In risk management, vulnerability refers to the susceptibility of an asset, system, or individual to potential threats or hazards. It is a measure of how exposed or prone something is to experiencing harm or damage when a risk event occurs. Understanding vulnerability is crucial for developing effective strategies to manage and mitigate risks. In this blog, you can understand the definition of vulnerability in risk management and how it plays a crucial role in developing robust risk management strategies.

Definition of vulnerability in risk management

Vulnerability refers to the susceptibility of an asset, system, or individual to harm when exposed to a risk or threat. It encompasses various factors, including exposure to potential threats, sensitivity to those threats, and the capacity to adapt or recover from impacts. Understanding vulnerability involves assessing how likely it is for a particular threat to cause damage and how severe that damage could be.

Also read: The difference between a vulnerability and an exploit

Also read: Understanding vulnerability scanning: Key processes and types

Key components of vulnerability

Exposure: Exposure is the extent to which an asset or system is exposed to potential threats or hazards. Higher exposure means a greater likelihood of encountering the risk.
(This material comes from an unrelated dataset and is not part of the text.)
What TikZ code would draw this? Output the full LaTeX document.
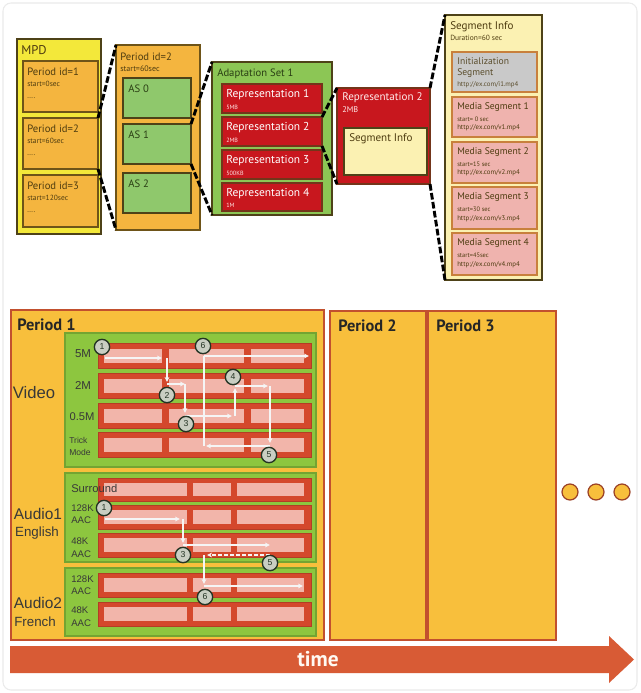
\documentclass[tikz,border=0pt]{standalone}
\usepackage{fontspec}
\setmainfont{PT Sans}
\newfontfamily\arialf{Liberation Sans}
\usetikzlibrary{arrows.meta}
\definecolor{mpdY}{HTML}{F3E83A}
\definecolor{orP}{HTML}{F4B53F}
\definecolor{edgeD}{HTML}{4E4218}
\definecolor{edgeB}{HTML}{6E5418}
\definecolor{asG}{HTML}{8FC86C}
\definecolor{adG}{HTML}{8CC655}
\definecolor{repR}{HTML}{C8171E}
\definecolor{segY}{HTML}{FBF1B2}
\definecolor{initG}{HTML}{C9C9C9}
\definecolor{medP}{HTML}{EFB3AE}
\definecolor{segE}{HTML}{C8803C}
\definecolor{txB}{HTML}{4E3C10}
\definecolor{txG}{HTML}{2A3E14}
\definecolor{perF}{HTML}{F8BF3C}
\definecolor{perE}{HTML}{C2502E}
\definecolor{grB}{HTML}{8DC63F}
\definecolor{grE}{HTML}{74A432}
\definecolor{rowR}{HTML}{D4482C}
\definecolor{pinkS}{HTML}{F2B5AA}
\definecolor{arrC}{HTML}{D85B35}
\definecolor{circF}{HTML}{C9CEC2}
\definecolor{circE}{HTML}{243424}
\newcommand{\bx}[6]{\node[#2,anchor=north west,inner sep=0pt,outer sep=0pt,minimum width={(#5-#3)*0.75pt},minimum height={(#6-#4)*0.75pt}] (#1) at (#3,#4) {};}
\begin{document}
\begin{tikzpicture}[x=0.75pt,y=-0.75pt,
  tx/.style={inner sep=0pt,anchor=west},
  big/.style={font=\fontsize{8}{9}\selectfont},
  small/.style={font=\fontsize{5.6}{6}\selectfont},
  tiny/.style={font=\fontsize{4.8}{5}\selectfont},
  url/.style={font=\fontsize{5.1}{5.5}\selectfont},
  mid/.style={font=\fontsize{7.2}{8}\selectfont},
  zoomline/.style={draw=black,line width=2.2pt,dash pattern=on 5pt off 1.8pt},
  mpdbox/.style={draw=edgeD,fill=mpdY,line width=1.4pt},
  perbox/.style={draw=edgeB,fill=orP,line width=1pt},
  asbox/.style={draw=edgeD,fill=asG,line width=1pt},
  adbox/.style={draw=edgeD,fill=adG,line width=1.4pt},
  repbox/.style={draw=edgeD!70!repR,fill=repR,line width=1pt},
  sibox/.style={draw=edgeD,fill=segY,line width=1.4pt},
  initbox/.style={draw=segE,fill=initG,line width=1pt},
  medbox/.style={draw=segE,fill=medP,line width=1pt},
  period/.style={draw=perE,fill=perF,line width=1pt},
  grbox/.style={draw=grE,fill=grB,line width=1pt},
  rowbox/.style={draw=rowR!85!black,fill=rowR,line width=0.6pt},
  lab/.style={inner sep=0pt,text=black!78,font=\arialf\fontsize{6.6}{7}\selectfont},
  biglab/.style={inner sep=0pt,text=black!78,font=\arialf\fontsize{12.5}{13}\selectfont},
  ptitle/.style={inner sep=0pt,anchor=west,text=black!85,font=\bfseries\fontsize{12.3}{13}\selectfont},
  num/.style={circle,draw=circE,fill=circF,line width=1pt,minimum size=11.5pt,inner sep=0pt,text=circE,font=\arialf\fontsize{6.5}{6.5}\selectfont},
  walk/.style={draw=white!92!gray,line width=1pt,-{Stealth[length=3.8pt,width=3.6pt]}},
  walkd/.style={walk,dash pattern=on 3pt off 1.5pt},
  dot/.style={circle,draw=perE!80!black,fill=perF,line width=0.9pt,minimum size=12pt,inner sep=0pt}
]
\useasboundingbox (0,0) rectangle (640,693);
\fill[white] (0,0) rectangle (640,693);
\draw[black!8,line width=0.8pt,rounded corners=6pt] (3,3) rectangle (637,690);

% ---------- TOP: MPD ----------
\bx{mpd}{mpdbox}{17}{39}{101}{234}
\node[tx,text=txB,font=\fontsize{9.5}{10}\selectfont] (mpdt) at (21,50) {MPD};
\bx{pid1}{perbox}{23}{61}{98}{112}
\bx{pid2}{perbox}{23}{118}{98}{169}
\bx{pid3}{perbox}{23}{175}{98}{227}
\node[tx,big,text=txB] (p1a) at (27,72) {Period id=1};
\node[tx,small,text=txB] (p1b) at (27,84) {start=0sec};
\node[tx,small,text=txB] (p1c) at (27,98) {....};
\node[tx,big,text=txB] (p2a) at (27,129) {Period id=2};
\node[tx,small,text=txB] (p2b) at (27,141) {start=60sec};
\node[tx,small,text=txB] (p2c) at (27,155) {....};
\node[tx,big,text=txB] (p3a) at (27,186) {Period id=3};
\node[tx,small,text=txB] (p3b) at (27,198) {start=120sec};
\node[tx,small,text=txB] (p3c) at (27,212) {....};

% ---------- Period detail ----------
\bx{pdet}{perbox}{116}{45}{200}{230}
\node[tx,big,text=txB] (pdt1) at (120,57) {Period id=2};
\node[tx,small,text=txB,font=\fontsize{6}{6}\selectfont] (pdt2) at (120,69) {start=60sec};
\bx{as0}{asbox}{123}{78}{191}{118}
\bx{as1}{asbox}{123}{124}{191}{164}
\bx{as2}{asbox}{123}{173}{191}{213}
\node[tx,big,text=txG] (as0t) at (128,89) {AS 0};
\node[tx,big,text=txG] (as1t) at (128,135) {AS 1};
\node[tx,big,text=txG] (as2t) at (128,184) {AS 2};

% ---------- Adaptation set ----------
\bx{aset}{adbox}{212}{62}{332}{215}
\node[tx,big,text=txG] (asett) at (217,74) {Adaptation Set 1};
\bx{r1}{repbox}{222}{84}{322}{113}
\bx{r2}{repbox}{222}{117}{322}{146}
\bx{r3}{repbox}{222}{150}{322}{179}
\bx{r4}{repbox}{222}{183}{322}{211}
\node[tx,text=white,font=\fontsize{8.6}{9}\selectfont] (r1a) at (226,95) {Representation 1};
\node[tx,text=white!90!red,font=\fontsize{4.6}{5}\selectfont] (r1b) at (226,107) {5MB};
\node[tx,text=white,font=\fontsize{8.6}{9}\selectfont] (r2a) at (226,128) {Representation 2};
\node[tx,text=white!90!red,font=\fontsize{4.6}{5}\selectfont] (r2b) at (226,140) {2MB};
\node[tx,text=white,font=\fontsize{8.6}{9}\selectfont] (r3a) at (226,161) {Representation 3};
\node[tx,text=white!90!red,font=\fontsize{4.6}{5}\selectfont] (r3b) at (226,173) {500KB};
\node[tx,text=white,font=\fontsize{8.6}{9}\selectfont] (r4a) at (226,194) {Representation 4};
\node[tx,text=white!90!red,font=\fontsize{4.6}{5}\selectfont] (r4b) at (226,205) {1M};

% ---------- Big representation ----------
\bx{brep}{repbox}{337}{88}{430}{184}
\node[tx,text=white!92!red,font=\fontsize{8.3}{9}\selectfont] (brt1) at (342,98) {Representation 2};
\node[tx,text=white!92!red,font=\fontsize{6.2}{7}\selectfont] (brt2) at (342,110) {2MB};
\bx{bseg}{draw=edgeD,fill=segY,line width=0.8pt}{344}{128}{427}{175}
\node[tx,text=txB,font=\fontsize{8.3}{9}\selectfont] (bsegt) at (349,139) {Segment Info};

% ---------- Segment Info ----------
\bx{sinfo}{sibox}{445}{15}{542}{280}
\node[tx,text=txB,font=\fontsize{8.3}{9}\selectfont] (sit1) at (450,27) {Segment Info};
\node[tx,text=txB,font=\fontsize{5.6}{6}\selectfont] (sit2) at (450,38) {Duration=60 sec};
\bx{init}{initbox}{452}{52}{537}{92}
\node[tx,mid,text=txB!75!gray] (in1) at (457,61) {Initialization};
\node[tx,mid,text=txB!75!gray] (in2) at (457,73) {Segment};
\node[tx,url,text=txB!75!gray] (in3) at (457,85) {http://ex.com/i1.mp4};
\bx{ms1}{medbox}{452}{97}{537}{137}
\bx{ms2}{medbox}{452}{142}{537}{183}
\bx{ms3}{medbox}{452}{187}{537}{229}
\bx{ms4}{medbox}{452}{233}{537}{275}
\node[tx,mid,text=txB] (m1a) at (457,107) {Media Segment 1};
\node[tx,tiny,text=txB] (m1b) at (457,119) {start= 0 sec};
\node[tx,url,text=txB] (m1c) at (457,128) {http://ex.com/v1.mp4};
\node[tx,mid,text=txB] (m2a) at (457,152) {Media Segment 2};
\node[tx,tiny,text=txB] (m2b) at (457,164) {start=15 sec};
\node[tx,url,text=txB] (m2c) at (457,173) {http://ex.com/v2.mp4};
\node[tx,mid,text=txB] (m3a) at (457,197) {Media Segment 3};
\node[tx,tiny,text=txB] (m3b) at (457,209) {start=30 sec};
\node[tx,url,text=txB] (m3c) at (457,219) {http://ex.com/v3.mp4};
\node[tx,mid,text=txB] (m4a) at (457,243) {Media Segment 4};
\node[tx,tiny,text=txB] (m4b) at (457,255) {start=45sec};
\node[tx,url,text=txB] (m4c) at (457,265) {http://ex.com/v4.mp4};

% ---------- zoom connectors ----------
\draw[zoomline] (pid2.north east) -- (pdet.north west);
\draw[zoomline] (pid2.south east) -- (pdet.south west);
\draw[zoomline] (as1.north east) -- (aset.north west);
\draw[zoomline] (as1.south east) -- (aset.south west);
\draw[zoomline] (r2.north east) -- (brep.north west);
\draw[zoomline] (r2.south east) -- (brep.south west);
\draw[zoomline] (brep.north east) -- (sinfo.north west);
\draw[zoomline] (brep.south east) -- (sinfo.south west);

% ---------- BOTTOM ----------
\bx{per1}{period}{11}{310}{324}{640}
\bx{per2}{period}{330}{311}{426}{640}
\bx{per3}{period}{428}{311}{556}{640}
\node[ptitle] (per1t) at (17,325) {Period 1};
\node[ptitle] (per2t) at (338,326) {Period 2};
\node[ptitle] (per3t) at (436,326) {Period 3};

\bx{gvid}{grbox}{65}{333}{316}{467}
\bx{gau1}{grbox}{65}{473}{316}{562}
\bx{gau2}{grbox}{65}{568}{316}{636}

% video rows
\foreach \n/\a/\b in {v1/343/368, v2/373/398, v3/403/428, v4/432/457}{
  \bx{\n}{rowbox}{98}{\a}{311}{\b}
  \fill[pinkS] (104,\a+6) rectangle (162,\b-5);
  \fill[pinkS] (169,\a+6) rectangle (244,\b-5);
  \fill[pinkS] (251,\a+6) rectangle (304,\b-5);
}
% audio rows
\foreach \n/\a/\b in {a1/478/501, a2/505/529, a3/533/557, a4/573/597, a5/602/626}{
  \bx{\n}{rowbox}{98}{\a}{311}{\b}
  \fill[pinkS] (104,\a+5) rectangle (187,\b-5);
  \fill[pinkS] (193,\a+5) rectangle (231,\b-5);
  \fill[pinkS] (237,\a+5) rectangle (304,\b-5);
}

% labels
\node[biglab] (lvid) at (34,393) {Video};
\node[lab,font=\arialf\fontsize{8.6}{9}\selectfont] (l5m) at (83,354) {5M};
\node[lab,font=\arialf\fontsize{8.6}{9}\selectfont] (l2m) at (83,385) {2M};
\node[lab,font=\arialf\fontsize{8.4}{9}\selectfont] (l05) at (82,417) {0.5M};
\node[lab,anchor=west,font=\arialf\fontsize{6.4}{7}\selectfont] (ltr1) at (69,440) {Trick};
\node[lab,anchor=west,font=\arialf\fontsize{6.4}{7}\selectfont] (ltr2) at (69,452) {Mode};

\node[biglab,font=\arialf\fontsize{11.6}{12}\selectfont] (la1) at (38,514) {Audio1};
\node[biglab,font=\arialf\fontsize{10}{10}\selectfont] (la1b) at (37,533) {English};
\node[biglab,font=\arialf\fontsize{11.6}{12}\selectfont] (la2) at (38,603) {Audio2};
\node[biglab,font=\arialf\fontsize{10}{10}\selectfont] (la2b) at (35,622) {French};
\node[lab,anchor=west,font=\arialf\fontsize{8.4}{9}\selectfont] (lsur) at (71,488) {Surround};
\node[lab,anchor=west,font=\arialf\fontsize{7.2}{8}\selectfont] (l128a) at (71,508) {128K};
\node[lab,anchor=west,font=\arialf\fontsize{7.2}{8}\selectfont] (lac1) at (71,520) {AAC};
\node[lab,anchor=west,font=\arialf\fontsize{7.2}{8}\selectfont] (l48a) at (71,541) {48K};
\node[lab,anchor=west,font=\arialf\fontsize{7.2}{8}\selectfont] (lac2) at (71,554) {AAC};
\node[lab,anchor=west,font=\arialf\fontsize{7.2}{8}\selectfont] (l128b) at (71,579) {128K};
\node[lab,anchor=west,font=\arialf\fontsize{7.2}{8}\selectfont] (lac3) at (71,591) {AAC};
\node[lab,anchor=west,font=\arialf\fontsize{7.2}{8}\selectfont] (l48b) at (71,610) {48K};
\node[lab,anchor=west,font=\arialf\fontsize{7.2}{8}\selectfont] (lac4) at (71,623) {AAC};

% video walk
\draw[walk] (105,358) -- (162,358);
\draw[walk] (167,358) -- (167,382);
\draw[walk] (167,384) -- (185,384);
\draw[walk] (185,384) -- (185,413);
\draw[walk] (185,416) -- (232,416);
\draw[walk] (235,416) -- (235,388);
\draw[walk] (235,386) -- (268,386);
\draw[walk] (270,386) -- (270,443);
\draw[walk] (270,446) -- (206,446);
\draw[draw=white!92!gray,line width=1pt] (204,446) -- (204,356);
\draw[walk] (204,356) -- (309,356);

% audio walk
\draw[walk] (105,519) -- (180,519);
\draw[walk] (183,519) -- (183,543);
\draw[walk] (183,545) -- (270,545);
\draw[walkd] (270,555) -- (207,555);
\draw[walk] (204,555) -- (204,584);
\draw[walk] (204,586) -- (303,586);

% circled numbers
\node[num] (v1n) at (102,347) {1};
\node[num] (v6n) at (203,346) {6};
\node[num] (v4n) at (233,377) {4};
\node[num] (v2n) at (167,395) {2};
\node[num] (v3n) at (186,424) {3};
\node[num] (v5n) at (269,455) {5};
\node[num] (a1n) at (104,508) {1};
\node[num] (a3n) at (183,555) {3};
\node[num] (a5n) at (270,563) {5};
\node[num] (a6n) at (205,597) {6};

% dots
\node[dot] (d1) at (570,492) {};
\node[dot] (d2) at (596,492) {};
\node[dot] (d3) at (622,492) {};

% time arrow
\fill[arrC] (10,646) -- (609,646) -- (609,636) -- (634,659.5) -- (609,683) -- (609,673) -- (10,673) -- cycle;
\node[inner sep=0pt,text=white!95!orange,font=\bfseries\fontsize{16}{16}\selectfont] (timet) at (318,659) {time};
\end{tikzpicture}
\end{document}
So it’s critical to assess what assets or systems are vulnerable to specific threats.

Sensitivity: Sensitivity measures how easily an asset or system can be affected by a threat. For instance, older buildings might be more sensitive to earthquakes compared to newer, more resilient structures.

Implication: Greater sensitivity means that the asset or system will experience more severe impacts when exposed to a risk.

Adaptive capacity: Adaptive capacity is the ability of an asset or system to respond to and recover from the impacts of a threat. This includes having effective contingency plans, resources, and flexibility to handle adverse situations.

Implication: A lower adaptive capacity increases vulnerability, as the asset or system may struggle to recover or adapt to the impacts of the threat.

Applications of vulnerability assessment in risk management

Mitigation strategies: Understanding vulnerabilities helps develop strategies to reduce or manage weaknesses. For instance, reinforcing buildings in earthquake-prone areas or improving cybersecurity measures to protect against data breaches.

Resource allocation: Prioritise where resources should be allocated based on vulnerability assessments. Areas or systems with higher vulnerability may receive more attention and investment to enhance resilience.

Preparedness planning: Use vulnerability insights to prepare for potential risks by creating contingency plans and response strategies tailored to the specific needs and weaknesses identified.